■ Set exercise ■
Nothing in the data should change when you return it, but leave the pictures out.

■ Data ■

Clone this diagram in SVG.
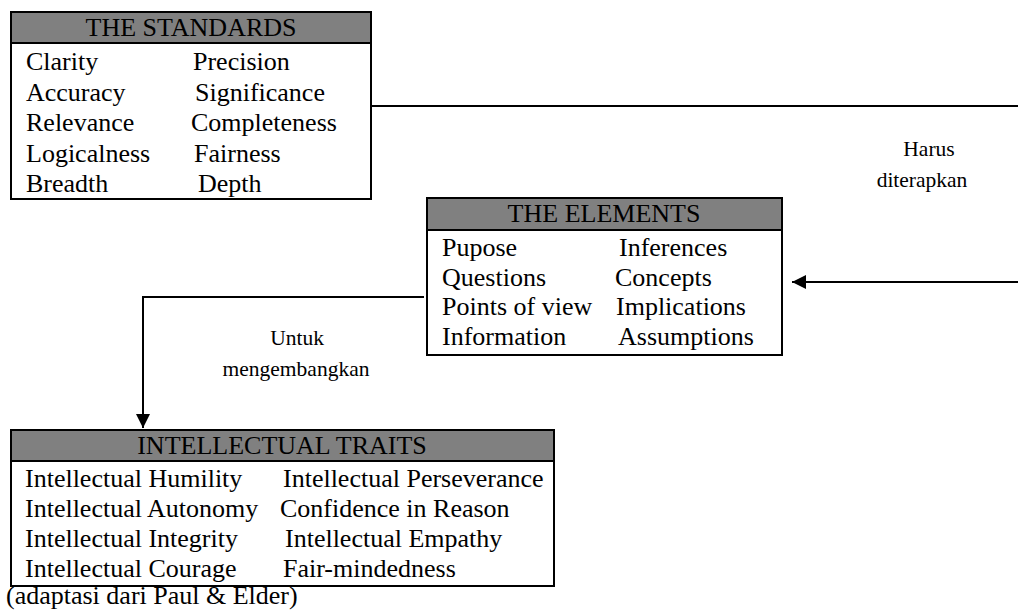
<svg xmlns="http://www.w3.org/2000/svg" width="1018" height="615" viewBox="0 0 1018 615">
  <style>
    .box { fill: #ffffff; stroke: #000000; stroke-width: 2; }
    .head { fill: #808080; stroke: #000000; stroke-width: 2; }
    text { font-family: 'Liberation Serif', 'DejaVu Serif', 'Times New Roman', serif; fill: #000000; }
    .t { font-size: 26px; }
    .h { text-anchor: middle; }
    .lbl { font-size: 21.5px; text-anchor: middle; }
    .wire { fill: none; stroke: #000000; stroke-width: 2; }
  </style>
  <defs>
    <marker id="arrow" viewBox="0 0 10 10" refX="10" refY="5" markerWidth="7" markerHeight="7" markerUnits="strokeWidth" orient="auto">
      <path d="M0,0 L10,5 L0,10 z" fill="#000000"/>
    </marker>
  </defs>
  <rect width="1018" height="615" fill="#ffffff"/>

  <!-- connectors and their labels -->
  <g id="connectors">
    <path class="wire" d="M371,106 H1018"/>
    <path class="wire" d="M1018,282 H792" marker-end="url(#arrow)"/>
    <path class="wire" d="M424,297 H143 V428" marker-end="url(#arrow)"/>
    <text class="lbl" x="929" y="156">Harus</text>
    <text class="lbl" x="922" y="187">diterapkan</text>
    <text class="lbl" x="297" y="345">Untuk</text>
    <text class="lbl" x="296" y="376">mengembangkan</text>
  </g>

  <!-- standards -->
  <g id="standards">
    <rect class="box" x="11" y="12" width="360" height="187"/>
    <rect class="head" x="11" y="12" width="360" height="31"/>
    <text class="t h" x="191" y="36">THE STANDARDS</text>
    <text class="t" x="26" y="70">Clarity</text>
    <text class="t" x="193" y="70">Precision</text>
    <text class="t" x="26" y="101">Accuracy</text>
    <text class="t" x="195" y="101">Significance</text>
    <text class="t" x="26" y="131">Relevance</text>
    <text class="t" x="191" y="131">Completeness</text>
    <text class="t" x="26" y="162">Logicalness</text>
    <text class="t" x="194" y="162">Fairness</text>
    <text class="t" x="26" y="192">Breadth</text>
    <text class="t" x="198" y="192">Depth</text>
  </g>

  <!-- elements -->
  <g id="elements">
    <rect class="box" x="427" y="198" width="355" height="157"/>
    <rect class="head" x="427" y="198" width="355" height="32"/>
    <text class="t h" x="604" y="222">THE ELEMENTS</text>
    <text class="t" x="442" y="256">Pupose</text>
    <text class="t" x="619" y="256">Inferences</text>
    <text class="t" x="442" y="286">Questions</text>
    <text class="t" x="615" y="286">Concepts</text>
    <text class="t" x="442" y="315">Points of view</text>
    <text class="t" x="616" y="315">Implications</text>
    <text class="t" x="442" y="345">Information</text>
    <text class="t" x="618" y="345">Assumptions</text>
  </g>

  <!-- intellectual traits -->
  <g id="traits">
    <rect class="box" x="11" y="430" width="543" height="156"/>
    <rect class="head" x="11" y="430" width="543" height="31"/>
    <text class="t h" x="282" y="454">INTELLECTUAL TRAITS</text>
    <text class="t" x="25" y="487">Intellectual Humility</text>
    <text class="t" x="283" y="487">Intellectual Perseverance</text>
    <text class="t" x="25" y="517">Intellectual Autonomy</text>
    <text class="t" x="280" y="517">Confidence in Reason</text>
    <text class="t" x="25" y="547">Intellectual Integrity</text>
    <text class="t" x="285" y="547">Intellectual Empathy</text>
    <text class="t" x="25" y="577">Intellectual Courage</text>
    <text class="t" x="283" y="577">Fair-mindedness</text>
  </g>

  <g id="caption">
    <text class="t" x="6" y="604">(adaptasi dari Paul &amp; Elder)</text>
  </g>
</svg>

■ Solved problem ■
Clone this diagram in SVG.
<svg xmlns="http://www.w3.org/2000/svg" width="1018" height="615" viewBox="0 0 1018 615">
  <style>
    .box { fill: #ffffff; stroke: #000000; stroke-width: 2; }
    .head { fill: #808080; stroke: #000000; stroke-width: 2; }
    text { font-family: 'Liberation Serif', 'DejaVu Serif', 'Times New Roman', serif; fill: #000000; }
    .t { font-size: 26px; }
    .h { text-anchor: middle; }
    .lbl { font-size: 21.5px; text-anchor: middle; }
    .wire { fill: none; stroke: #000000; stroke-width: 2; }
  </style>
  <defs>
    <marker id="arrow" viewBox="0 0 10 10" refX="10" refY="5" markerWidth="7" markerHeight="7" markerUnits="strokeWidth" orient="auto">
      <path d="M0,0 L10,5 L0,10 z" fill="#000000"/>
    </marker>
  </defs>
  <rect width="1018" height="615" fill="#ffffff"/>

  <!-- connectors and their labels -->
  <g id="connectors">
    <path class="wire" d="M371,106 H1018"/>
    <path class="wire" d="M1018,282 H792" marker-end="url(#arrow)"/>
    <path class="wire" d="M424,297 H143 V428" marker-end="url(#arrow)"/>
    <text class="lbl" x="929" y="156">Harus</text>
    <text class="lbl" x="922" y="187">diterapkan</text>
    <text class="lbl" x="297" y="345">Untuk</text>
    <text class="lbl" x="296" y="376">mengembangkan</text>
  </g>

  <!-- standards -->
  <g id="standards">
    <rect class="box" x="11" y="12" width="360" height="187"/>
    <rect class="head" x="11" y="12" width="360" height="31"/>
    <text class="t h" x="191" y="36">THE STANDARDS</text>
    <text class="t" x="26" y="70">Clarity</text>
    <text class="t" x="193" y="70">Precision</text>
    <text class="t" x="26" y="101">Accuracy</text>
    <text class="t" x="195" y="101">Significance</text>
    <text class="t" x="26" y="131">Relevance</text>
    <text class="t" x="191" y="131">Completeness</text>
    <text class="t" x="26" y="162">Logicalness</text>
    <text class="t" x="194" y="162">Fairness</text>
    <text class="t" x="26" y="192">Breadth</text>
    <text class="t" x="198" y="192">Depth</text>
  </g>

  <!-- elements -->
  <g id="elements">
    <rect class="box" x="427" y="198" width="355" height="157"/>
    <rect class="head" x="427" y="198" width="355" height="32"/>
    <text class="t h" x="604" y="222">THE ELEMENTS</text>
    <text class="t" x="442" y="256">Pupose</text>
    <text class="t" x="619" y="256">Inferences</text>
    <text class="t" x="442" y="286">Questions</text>
    <text class="t" x="615" y="286">Concepts</text>
    <text class="t" x="442" y="315">Points of view</text>
    <text class="t" x="616" y="315">Implications</text>
    <text class="t" x="442" y="345">Information</text>
    <text class="t" x="618" y="345">Assumptions</text>
  </g>

  <!-- intellectual traits -->
  <g id="traits">
    <rect class="box" x="11" y="430" width="543" height="156"/>
    <rect class="head" x="11" y="430" width="543" height="31"/>
    <text class="t h" x="282" y="454">INTELLECTUAL TRAITS</text>
    <text class="t" x="25" y="487">Intellectual Humility</text>
    <text class="t" x="283" y="487">Intellectual Perseverance</text>
    <text class="t" x="25" y="517">Intellectual Autonomy</text>
    <text class="t" x="280" y="517">Confidence in Reason</text>
    <text class="t" x="25" y="547">Intellectual Integrity</text>
    <text class="t" x="285" y="547">Intellectual Empathy</text>
    <text class="t" x="25" y="577">Intellectual Courage</text>
    <text class="t" x="283" y="577">Fair-mindedness</text>
  </g>

  <g id="caption">
    <text class="t" x="6" y="604">(adaptasi dari Paul &amp; Elder)</text>
  </g>
</svg>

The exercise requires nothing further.